Settlers from the Golan Heights gathered at the country's main airport Saturday to urge Israel's peace negotiators to reject proposals to return the land to Syria.
The peace talk delegation was scheduled to leave Saturday for Washington for two weeks of negotiations. They were bringing with them an Israeli reply to reported Syria's proposals of a phased Israeli withdrawal once Israel publicly recognizes Syrian sovereignty over the Golan.About 12,000 Jews live in the territory, captured during the 1967 Middle East war.
The Israeli reply is expected to propose Israel and Syria sign a statement of agreements, including a joint declaration that both sides want peace and recognize each other's security needs, army radio said.
On Thursday, Prime Minister Yitzhak Rabin said for the first time that Israel was willing to withdraw from parts of the Golan in exchange for true peace with Damascus.
Rabin later clarified the statement, saying he wants to see Syrian sincerity on a total peace before discussing territorial concessions.
Syria has demanded a full Israeli withdrawal from the Golan.
Israel returned the Sinai peninsula to Egypt under the 1979 Camp David peace accord. But the Jewish state has so far refused to offer the occupied West Bank and Gaza Strip in exchange for peace pacts.
"We want to warn the public that we are not talking of centimeters, or meters or kilometers.
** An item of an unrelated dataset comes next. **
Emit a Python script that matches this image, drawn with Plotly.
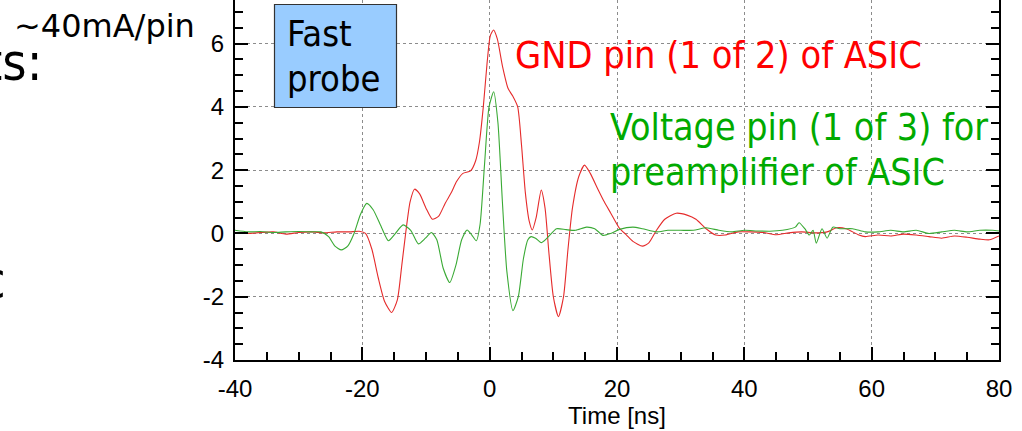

We are talking of a full return to the borders of 1967," opposition Likud legislator Michael Eitan said on Israel radio.
"The quicker the public understands this . . . I am convinced we will be able to prevent the process," he said.
Golan settler leader Doron Tziomkin said the 32 settlements there acted as a buffer from a Syrian attack and rejected Rabin's reported statements that they served no security importance.
But fellow Golan resident Elchanan Ben-Avraham, who lives in Kibbutz Merom Golan, about a half-mile from the Syrian border, took a more fatalistic approach to the peace talks.
"It's like someone who lives in Miami. They don't worry about hurricanes every day . . . we don't worry about this. We get on with our lives," he told Israel radio.